AKP79 · 19/11/2013 19:53

Agree it would seem like the best route forward.

OP posts:
lostdad · 19/11/2013 21:29

Yes he is. Any individual is entitled to record a conversation with another individual or someone working for an organisation without permission. Data Protection laws mainly deal with organisations and not private individuals.

He is unlikely to be allowed to play recordings in court although there is nothing to stop him transcribing conversations and using them in court documents - I have known this to happen. Some judge will not like it, some are OK with it. Some will tell someone doing it not to, although there is no power in law in this.

The golden rule is that anything you do, say or type can end up being examined in court so don't do, say or anything you wouldn't be happy to justify during a hearing.

AKP79 · 19/11/2013 22:39

Makes complete sense, thank you. I'm very cross that he's used such underhand tactics.

I haven't said anything I wouldn't say again to him, but I'm disappointed that I've allowed him to wind me up and get me so worked up for his own personal gain. Plus where do you stand with editing etc? It would be very easy for him not to transcribe the provocation etc.

OP posts:
clam · 19/11/2013 22:43

Are you really sure that contact within your home is still the best option? I wouldn't be allowing him one step over the threshold.

optimusic · 19/11/2013 22:49

I would play him at his own game. I would secretly video everything. From the time he walks through the door until the time he leaves, and I wouldn't tell him ever... Well, until he decides to be a bigger arse and bring up the recorded conversations in a legal capacity.

STIDW · 20/11/2013 09:22

Unless recordings are made by police they don't carry a great deal of weight and usually aren't admitted in court as evidence. Recordings can be edited or taken out of context. Sometimes a judge may allow a transcription of a recording but in my experience unless there is evidence of serious wrongdoing they aren't as relevant as people think.

Courts may take a very dim view of a parent recording the other parent. Angry exchanges are a feature of parental separation and by producing a transcript of recordings it can appear the parent is more focused on the issues between the adults than the welfare of children. Introducing transcripts of recorded conversations can badly backfire if a judge concludes it is evidence of a pre-mediated set up and manipulative behaviour.

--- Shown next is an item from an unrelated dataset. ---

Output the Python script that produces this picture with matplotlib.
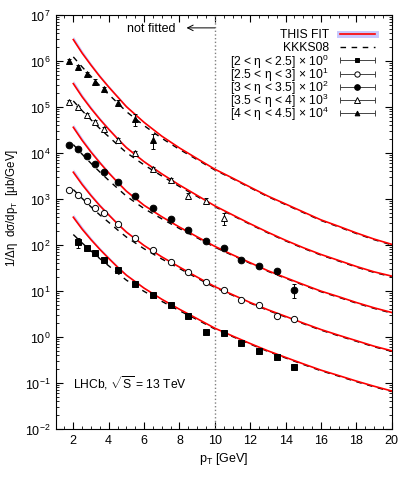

lostdad · 20/11/2013 10:17

A recording or transcription of one should be treated with the appropriate weight in court - i.e. a judge will be well aware (if he/she decides to see/hear it at all) that it is likely edited and needs context so it would need to be pretty damning to actually hold much weight.

In the first few years of my case I used recordings - secret and open. The latter was used after receiving solicitors letters stating I was being aggressive and abusive during handovers and was expecting this to be used against me in court. By recording openly I created a stalemate where should the matter be raised the other party knew I would be able to demonstrate they were not being honest.

Would the court have agreed to listen to it or the transcripts? Unlikely I'd say. But it worked because it allowed handovers to go ahead without problems.

Family court hearings are often exercises in mudslinging and it's a sad fact that this sort of thing is necessary at all.